Me quedé pensando un segundo. Si Alfonso lograba hablar con el obispo y se resolvía el visado, perderíamos la oportunidad de volar hasta, al menos, cuatro días después, si quedaban plazas en el vuelo del martes.

–Nos la vamos a jugar. Hay que apostar porque volamos. Si, al final, no hay visado, nos vamos a tomar unas copas.

No habían pasado ni cinco minutos desde el mensaje que dio lugar este rato de incertidumbre previo a tomar una decisión. Me sonó el móvil: Anita, la ginecóloga que me iba a acompañar en este viaje, estaba en su casa ultimando los preparativos antes de salir hacia el aeropuerto. Tenía el mismo parecer que yo.

Cerramos el coche, pasamos por casa a por el pasaporte y la maleta de cabina, y pedimos una rosca y una cerveza en la terraza de La Marcela. Allí, repartimos los papeles.

Anita llama a Vincent, tratando de aclarar la situación. Alfonso, por su lado, trata de localizar al obispo. Yo, al teléfono con la línea aérea, informándome de las posibilidades de cambio de billetes. Cada uno de los tres en un lugar diferente de Madrid. Marisol, levantándose a mover el coche de la segunda fila, al aparecer los municipales.

–El vuelo del martes se ha anulado, señor. No hay otro vuelo hasta dentro de una semana.

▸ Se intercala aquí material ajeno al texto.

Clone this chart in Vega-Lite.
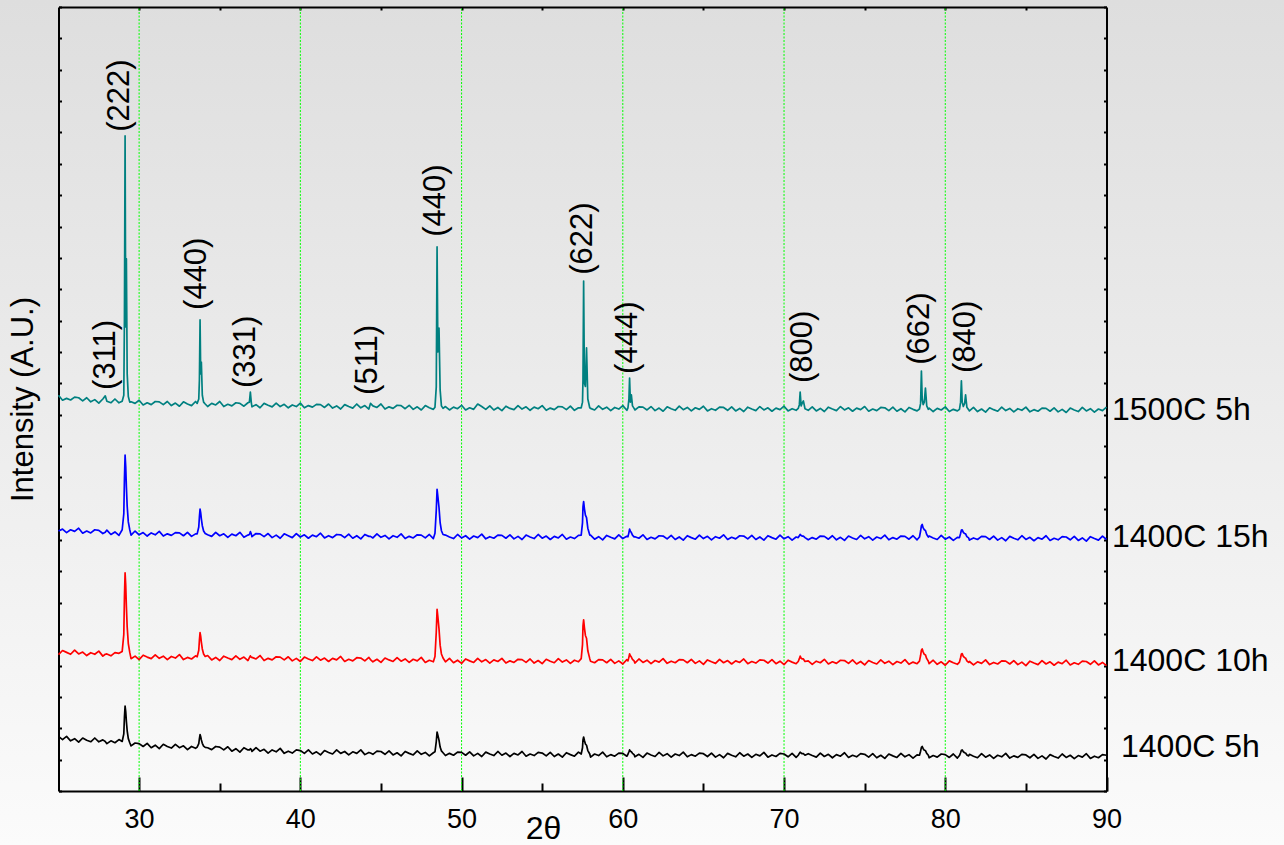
{
  "$schema": "https://vega.github.io/schema/vega-lite/v6.json",
  "width": 1284,
  "height": 845,
  "autosize": {"type": "none"},
  "padding": 0,
  "background": "#ececec",
  "config": {
    "view": {"stroke": null, "fill": {"gradient": "linear", "x1": 0, "y1": 0, "x2": 0, "y2": 1, "stops": [{"offset": 0, "color": "#dedede"}, {"offset": 1, "color": "#fbfbfb"}]}},
    "font": "Liberation Sans",
    "axis": {"domainColor": "#000000", "domainWidth": 2, "tickColor": "#000000", "tickWidth": 2, "labelColor": "#000000", "titleColor": "#000000", "grid": false, "zindex": 1, "labelFlush": false, "labelOverlap": false}
  },
  "layer": [
    {
      "data": {"values": [{"g": 30}, {"g": 40}, {"g": 50}, {"g": 60}, {"g": 70}, {"g": 80}]},
      "mark": {"type": "rule", "color": "#00ff00", "strokeWidth": 1, "strokeDash": [2, 1.5]},
      "encoding": {
        "x": {"field": "g", "type": "quantitative", "scale": {"domain": [25, 90], "range": [58.5, 1106.5], "nice": false, "zero": false},
          "axis": {"orient": "bottom", "offset": -54, "values": [35, 45, 55, 65, 75, 85], "tickSize": -8, "labels": false, "domain": false, "title": null}},
        "y": {"datum": 0, "type": "quantitative", "scale": {"domain": [0, 2500], "range": [791, 7], "nice": false, "zero": false},
          "axis": {"orient": "right", "offset": -177.5, "values": [0,100,200,300,400,500,600,700,800,900,1000,1100,1200,1300,1400,1500,1600,1700,1800,1900,2000,2100,2200,2300,2400,2500], "tickSize": -3, "labels": false, "title": null}},
        "y2": {"datum": 2500}
      }
    },
    {
      "data": {
        "values": "x,a,b,c,d\n25,174,435,829,1262\n25.25,164,448,835,1246\n25.5,174,442,824,1252\n25.75,160,436,833,1247\n26,167,449,828,1256\n26.25,156,437,838,1254\n26.5,169,443,822,1244\n26.75,162,432,829,1254\n27,157,441,823,1241\n27.25,169,436,833,1248\n27.5,157,446,831,1237\n27.75,163,430,821,1250\n27.9,158,436,825,1260\n28,151,437,832,1243\n28.25,160,431,818,1238\n28.5,154,441,826,1250\n28.75,164,439,815,1238\n28.95,158,445,833,1243\n29.05,182,499,884,1262\n29.09,236,618,996,1508\n29.13,271,696,1071,2089\n29.17,253,656,1034,1480\n29.21,222,589,970,1697\n29.26,192,523,908,1330\n29.33,167,470,858,1258\n29.42,154,442,833,1240\n29.5,144,422,816,1241\n29.75,153,430,829,1236\n30,151,419,817,1246\n30.25,142,433,824,1231\n30.5,152,427,813,1238\n30.75,138,422,823,1232\n31,146,434,817,1242\n31.25,135,423,828,1241\n31.5,149,430,813,1232\n31.75,142,419,820,1242\n32,137,429,815,1229\n32.25,149,424,824,1237\n32.5,138,435,823,1227\n32.75,144,419,814,1241\n33,132,426,825,1234\n33.25,142,421,812,1229\n33.5,136,431,820,1242\n33.6,140,428,820,1236\n33.7,151,449,842,1250\n33.74,167,481,874,1311\n33.78,180,505,899,1502\n33.82,173,493,887,1330\n33.86,163,475,868,1368\n33.92,152,453,846,1262\n34,143,437,829,1240\n34.1,139,429,821,1234\n34.25,138,432,817,1226\n34.5,132,418,812,1236\n34.75,142,426,825,1231\n35,140,416,814,1242\n35.25,131,430,820,1226\n35.5,141,424,809,1233\n35.75,127,419,819,1228\n36,135,431,814,1238\n36.25,124,420,825,1236\n36.5,138,427,809,1227\n36.75,131,416,816,1238\n36.84,131,425,818,1240\n36.9,135,431,827,1272\n36.96,132,426,819,1238\n37,126,426,811,1225\n37.25,138,421,821,1232\n37.5,127,432,820,1222\n37.75,133,416,811,1236\n38,121,423,821,1230\n38.25,131,418,808,1225\n38.5,125,428,816,1237\n38.75,136,427,806,1226\n39,120,418,820,1233\n39.25,127,428,814,1222\n39.5,121,415,808,1231\n39.75,131,423,821,1226\n40,129,413,810,1237\n40.25,120,427,817,1222\n40.5,131,421,806,1229\n40.75,118,416,816,1224\n41,125,428,811,1233\n41.25,115,417,822,1232\n41.5,129,424,807,1223\n41.75,123,413,814,1234\n42,118,423,808,1221\n42.25,131,418,818,1228\n42.5,120,429,817,1218\n42.75,126,413,808,1232\n43,115,420,819,1226\n43.25,125,415,806,1221\n43.5,120,425,814,1234\n43.75,131,424,804,1222\n44,116,415,818,1229\n44.25,123,426,812,1218\n44.35,121,419,812,1236\n44.5,117,412,807,1228\n44.75,127,420,820,1223\n45,126,410,809,1234\n45.25,117,424,815,1218\n45.5,128,418,804,1225\n45.75,115,413,814,1220\n46,122,425,809,1230\n46.25,112,414,820,1229\n46.5,126,421,805,1219\n46.75,120,410,812,1230\n47,115,420,807,1217\n47.25,128,415,817,1225\n47.5,117,426,816,1215\n47.75,123,410,807,1229\n48,112,417,818,1222\n48.25,122,412,805,1217\n48.35,125,429,822,1224\n48.43,157,506,894,1288\n48.48,188,579,962,1735\n48.53,178,555,939,1400\n48.6,162,517,904,1476\n48.67,140,465,856,1279\n48.75,128,437,830,1228\n48.85,122,424,818,1220\n49,113,412,816,1226\n49.25,120,423,810,1215\n49.5,114,409,805,1224\n49.75,124,417,818,1219\n50,123,407,807,1230\n50.25,114,421,814,1215\n50.5,125,415,803,1222\n50.75,112,410,813,1217\n51,120,423,808,1234\n51.25,110,412,819,1226\n51.5,124,419,804,1217\n51.75,118,408,811,1228\n52,113,418,806,1215\n52.25,126,413,816,1223\n52.5,114,423,815,1213\n52.75,121,408,806,1227\n53,110,415,817,1220\n53.25,120,410,804,1216\n53.5,115,420,812,1229\n53.75,126,419,802,1218\n54,111,410,816,1225\n54.25,118,421,810,1214\n54.5,113,408,805,1224\n54.75,123,416,818,1219\n55,121,406,806,1229\n55.25,112,420,813,1214\n55.5,123,414,802,1221\n55.75,110,409,812,1216\n56,118,422,807,1226\n56.25,108,411,818,1225\n56.5,122,418,803,1216\n56.75,116,407,810,1227\n57,111,417,805,1214\n57.25,124,412,815,1222\n57.42,118,422,816,1222\n57.5,138,467,855,1240\n57.53,163,526,906,1311\n57.57,172,546,923,1626\n57.62,161,520,900,1300\n57.68,150,496,880,1290\n57.75,146,487,872,1413\n57.83,129,447,838,1250\n57.95,118,422,816,1222\n58,108,414,816,1220\n58.25,118,409,803,1215\n58.5,113,419,811,1228\n58.75,124,418,801,1217\n59,109,409,815,1224\n59.25,116,420,809,1213\n59.5,111,407,804,1223\n59.75,121,415,817,1218\n60,120,405,805,1229\n60.25,111,419,812,1214\n60.32,117,415,811,1222\n60.38,125,427,824,1250\n60.42,131,437,835,1317\n60.47,127,431,828,1240\n60.53,125,427,824,1263\n60.6,120,420,816,1228\n60.7,116,415,810,1220\n60.75,109,408,811,1215\n61,117,421,806,1225\n61.25,107,410,817,1224\n61.5,121,417,802,1215\n61.75,115,406,809,1226\n62,110,416,804,1213\n62.25,123,411,814,1221\n62.5,112,422,813,1211\n62.75,119,407,804,1225\n63,108,414,815,1219\n63.25,118,409,802,1214\n63.5,113,419,810,1227\n63.75,124,418,800,1216\n64,109,409,814,1223\n64.25,116,420,808,1212\n64.5,111,407,803,1222\n64.75,121,415,816,1217\n65,119,404,805,1227\n65.25,110,418,812,1212\n65.5,121,412,801,1219\n65.75,108,407,811,1214\n66,116,420,806,1224\n66.25,106,409,817,1223\n66.5,120,416,802,1214\n66.75,114,405,809,1225\n67,109,415,804,1212\n67.25,122,410,814,1220\n67.5,111,421,813,1210\n67.75,118,406,804,1224\n68,107,413,815,1218\n68.25,117,408,802,1213\n68.5,112,418,810,1226\n68.75,123,417,800,1215\n69,108,408,814,1222\n69.25,115,419,808,1211\n69.5,110,406,803,1221\n69.75,120,414,816,1216\n70,118,403,804,1227\n70.25,109,417,811,1212\n70.5,120,411,800,1219\n70.75,107,406,810,1214\n70.88,114,413,808,1220\n70.95,120,422,814,1232\n71,124,430,818,1272\n71.06,121,424,815,1228\n71.12,119,421,813,1236\n71.2,119,421,813,1244\n71.3,114,413,808,1219\n71.5,119,415,801,1214\n71.75,113,404,808,1225\n72,108,414,803,1212\n72.25,121,409,813,1220\n72.5,110,420,812,1210\n72.75,117,405,803,1224\n73,106,412,814,1218\n73.25,116,407,801,1213\n73.5,111,417,809,1226\n73.75,122,416,799,1215\n74,107,407,813,1222\n74.25,114,418,807,1211\n74.5,109,405,802,1221\n74.75,119,413,815,1216\n75,117,402,804,1226\n75.25,108,416,811,1211\n75.5,119,410,800,1218\n75.75,106,405,810,1213\n76,114,418,805,1223\n76.25,104,407,816,1222\n76.5,118,414,801,1213\n76.75,112,403,808,1224\n77,107,413,803,1211\n77.25,120,408,813,1219\n77.5,109,419,812,1209\n77.75,116,404,803,1223\n78,105,411,814,1217\n78.25,115,406,801,1212\n78.4,114,414,810,1218\n78.47,127,432,829,1236\n78.52,139,449,846,1339\n78.57,142,453,850,1250\n78.63,135,443,839,1232\n78.7,130,436,833,1240\n78.77,129,434,831,1285\n78.85,120,422,818,1228\n78.95,114,414,810,1217\n79,106,406,813,1221\n79.25,113,417,807,1210\n79.5,108,404,802,1220\n79.75,118,412,815,1215\n80,116,401,803,1225\n80.25,107,415,810,1210\n80.5,118,409,799,1217\n80.75,105,404,809,1212\n80.88,113,411,808,1217\n80.95,122,425,821,1240\n81,130,437,832,1308\n81.05,131,438,833,1240\n81.12,125,429,825,1226\n81.2,122,425,821,1236\n81.26,121,424,820,1263\n81.34,115,415,811,1224\n81.45,112,410,807,1216\n81.5,117,413,800,1212\n81.75,111,402,807,1223\n82,106,412,802,1210\n82.25,119,407,812,1218\n82.5,108,418,811,1208\n82.75,115,403,802,1222\n83,104,410,813,1216\n83.25,114,405,800,1211\n83.5,109,415,808,1224\n83.75,120,414,798,1213\n84,105,405,812,1220\n84.25,112,416,806,1209\n84.5,107,403,801,1219\n84.75,117,411,814,1214\n85,115,400,802,1224\n85.25,106,414,809,1209\n85.5,117,408,798,1216\n85.75,104,403,808,1211\n86,112,416,803,1221\n86.25,102,405,814,1220\n86.5,116,412,799,1211\n86.75,110,401,806,1222\n87,105,411,801,1209\n87.25,118,406,811,1217\n87.5,107,417,810,1207\n87.75,114,402,801,1221\n88,103,409,812,1215\n88.25,113,404,799,1210\n88.5,108,414,807,1223\n88.75,119,413,797,1212\n89,104,404,811,1219\n89.25,111,415,805,1208\n89.5,106,402,800,1218\n89.75,116,410,813,1213\n90,114,400,802,1224",
        "format": {"type": "csv", "parse": {"x": "number", "a": "number", "b": "number", "c": "number", "d": "number"}}
      },
      "transform": [{"fold": ["a", "b", "c", "d"], "as": ["s", "v"]}],
      "mark": {"type": "line", "strokeWidth": 1.7, "strokeJoin": "round"},
      "encoding": {
        "x": {"field": "x", "type": "quantitative", "scale": {"domain": [25, 90], "range": [58.5, 1106.5], "nice": false, "zero": false},
          "axis": {"orient": "bottom", "offset": -54, "values": [30, 40, 50, 60, 70, 80, 90], "tickSize": -14, "labelFontSize": 27, "labelPadding": 29, "labelBaseline": "top",
            "title": "2θ", "titleFontSize": 32, "titleFontWeight": "normal", "titleX": 543, "titleY": 47, "titleAlign": "center", "titleBaseline": "alphabetic"}},
        "y": {"field": "v", "type": "quantitative", "scale": {"domain": [0, 2500], "range": [791, 7], "nice": false, "zero": false},
          "axis": {"orient": "left", "offset": -58.5, "values": [0,100,200,300,400,500,600,700,800,900,1000,1100,1200,1300,1400,1500,1600,1700,1800,1900,2000,2100,2200,2300,2400,2500], "tickSize": -3, "labels": false,
            "title": "Intensity (A.U.)", "titleFontSize": 31, "titleFontWeight": "normal", "titleAngle": 270, "titleX": -35, "titleY": 399, "titleAlign": "center", "titleBaseline": "middle"}},
        "color": {"field": "s", "type": "nominal", "scale": {"domain": ["a", "b", "c", "d"], "range": ["#000000", "#ff0000", "#0000ff", "#008080"]}, "legend": null}
      }
    },
    {
      "data": {"values": [
        {"x": 27.96, "y": 1279, "t": "(311)"},
        {"x": 28.83, "y": 2102, "t": "(222)"},
        {"x": 33.57, "y": 1534, "t": "(440)"},
        {"x": 36.64, "y": 1285, "t": "(331)"},
        {"x": 44.21, "y": 1263, "t": "(511)"},
        {"x": 48.43, "y": 1767, "t": "(440)"},
        {"x": 57.55, "y": 1646, "t": "(622)"},
        {"x": 60.34, "y": 1330, "t": "(444)"},
        {"x": 71.2, "y": 1301, "t": "(800)"},
        {"x": 78.46, "y": 1359, "t": "(662)"},
        {"x": 81.31, "y": 1333, "t": "(840)"}
      ]},
      "mark": {"type": "text", "angle": 270, "align": "left", "baseline": "middle", "font": "Liberation Sans", "fontSize": 31, "color": "#000000"},
      "encoding": {
        "x": {"field": "x", "type": "quantitative", "scale": {"domain": [25, 90], "range": [58.5, 1106.5], "nice": false, "zero": false},
          "axis": {"orient": "top", "offset": -7, "values": [30, 35, 40, 45, 50, 55, 60, 65, 70, 75, 80, 85], "tickSize": -3, "labels": false, "title": null}},
        "y": {"field": "y", "type": "quantitative", "axis": null},
        "text": {"field": "t"}
      }
    },
    {
      "data": {"values": [
        {"x": 90.34, "y": 1215, "t": "1500C 5h"},
        {"x": 90.34, "y": 810, "t": "1400C 15h"},
        {"x": 90.34, "y": 415, "t": "1400C 10h"},
        {"x": 90.9, "y": 140, "t": "1400C 5h"}
      ]},
      "mark": {"type": "text", "align": "left", "baseline": "middle", "font": "Liberation Sans", "fontSize": 32, "color": "#000000"},
      "encoding": {
        "x": {"field": "x", "type": "quantitative", "axis": null},
        "y": {"field": "y", "type": "quantitative", "axis": null},
        "text": {"field": "t"}
      }
    }
  ],
  "resolve": {"axis": {"x": "independent", "y": "independent"}}
}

–Me dice Vincent que el funcionario de Inmigración que tenía que firmar los visados estaba en La Meca. Su sustituto había parado todos los expedientes pendientes de tramitar.

– Pregúntale si no hay ninguna manera de conseguir el visado. Quizás el sustituto está esperando que le engrasaran la tinta del bolígrafo para firmarlo.

–Hoy ya no. La oficina de Inmigración en Djamena está cerrada. A lo mejor puede arreglarse mañana. Van a hablar con un funcionario amigo suyo.

–¿Podemos embarcar sin el visado?

–En la base de datos de la línea aérea no nos consta que necesiten visado para entrar en el Chad, señor, pero eso deben hablarlo con su consulado–. Esta vez me atiende una mujer con un fuerte acento marroquí a la que me cuesta entender.

–¿Mañana? ¡Llegamos mañana! ¿No podemos esperar en el aeropuerto a que nos den el visado?, le dije
–la voz con acento italiano de Anita se atropella al teléfono. – Y me ha dicho Vincent con mucha convicción que no nos aconseja volar a Chad sin visado. Que podemos tener una experiencia muy desagradable con la policía. Nos recomienda que nos quedemos en París hasta que se solucione.

–¿París? ¡Pero nosotros no volamos vía París…!

Marisol pide otra rosca. Esta vez de jamón. Yo, otra cerveza, y hago otra llamada. Alfonso sigue sin contactar con el obispo. Decidimos seguir con el plan establecido: recogemos a Bárbara, quedamos todos en la T4.




En el aeropuerto hemos ido dejando el turno a los demás pasajeros mientras esperamos noticias sobre nuestro visado. El mostrador de facturación está a punto de cerrar. La mujer que nos atiende, está alterada y cansada, con ganas de irse a su casa.

–El vuelo está cerrado, señor. Lo siento.

Una maleta de otro pasajero se cuela por error. Paran la cinta. Avisan a Seguridad. Hay bastante confusión.

Ahora, mientras escribo, el sol del atardecer se cuela por la ventanilla y me deslumbra reflejándose en la pantalla del portátil. Estoy en algún lugar sobre el Atlántico, que se ve brillar entre los parches de nubes. A mi derecha hay un chico de raza negra que habla algo de español, pero es de pocas palabras. A mi izquierda, un marroquí que trabaja para una casa comercial de material quirúrgico ortoprotésico. El avión comienza a descender. Se ven campos de cereales a punto de ser segados, fincas de regadíos, autopistas…


El visado estará listo para el sábado. El siguiente vuelo a Djamena no sale hasta el domingo. La burocracia chadiana nos ha regalado un fin de semana en Casablanca.

En Casablanca, el 3 de junio de 2016.